2. Integrate automation tools to coordinate and synchronize visibility. Global trade management tools allow leaders to dynamically manage product, information and financial flows across an extended global supply chain. By using technology, best in class companies are able to have online visibility into in-transit inventory.  They are able to quickly access supply chain data for decision making; and automate or redirect in-transit flows and orders to balance higher demands or inventory imbalances.

3. Collaborate both at the internal and external level. While all companies need effective internal communications, the need for external collaboration grows with the degree of overseas sourcing. Leading companies place a higher priority on controlling their supply chains and coordinating with external parties.

4. Find and strengthen the weakest link. A collaborative supply chain is only as strong as its weakest link. While a leader may have adopted global standards and supply chain visibility technology and processes, an external partner may not have. Best in class companies not only have collaborative visibility processes, they use them and they strive to ensure their suppliers, carriers, trading and 3PL partners have the same capabilities.

5. Track transport and logistics events to the unit level. Global supply chain shipments involve a myriad of partners, including suppliers, carriers, 3PL partners and the end customer. Ocean transport in particular can involve long lead times and a variety of hand-offs. Leaders are more likely to be compliant with global standards, such as GS1, at the unit level, and monitor activities at the unit and container levels. They are tightly interconnected with their LSPs and other partners and receive status updates on their transport and logistics events.

6. Improve upstream visibility. Typical supply chain visibility dead spots include tracking raw materials; suppliers’ production in-process events; and suppliers’ projected production plans. Better upstream visibility helps improve supply chain planning, ultimately leading to improving on time delivery to customers.

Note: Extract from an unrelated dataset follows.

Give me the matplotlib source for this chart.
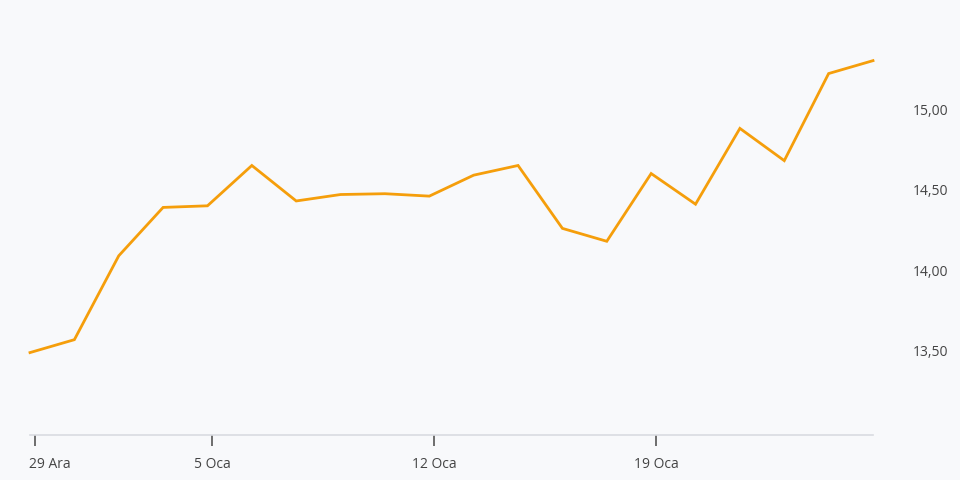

7. Leverage supply chain finance and intelligence. Using financial solutions gains leaders visibility into logistic, trade and financial costs. By following a shipment from order to final delivery, including all compliance and finance milestones, as well as cost and financial settlement transactions, best in class companies can intelligently manage and analyze their supply chains. Leaders are more likely to automate their customs event statuses; total landed costs, including tariffs, duties and fees; and monitoring of logistics bottlenecks.  

8. Enable dynamic collaboration.
Data sharing isn’t a one way street. Leaders not only share and receive information from supply chain partners, they collaboratively work with partners and adapt processes as needed. By utilizing responsive control center technologies, they are able to act on information when changes, roadblocks or opportunities occur.

Final Thoughts

A collaborative approach requires a flexible architecture that unifies all interactions within an adaptable business process framework. With a seamless and integrated process, your company will be able to have faster turnaround times; increased visibility; better coordination of shipments; reduced transport and delivery costs; improved customer service; and a unified order-to-fulfillment process.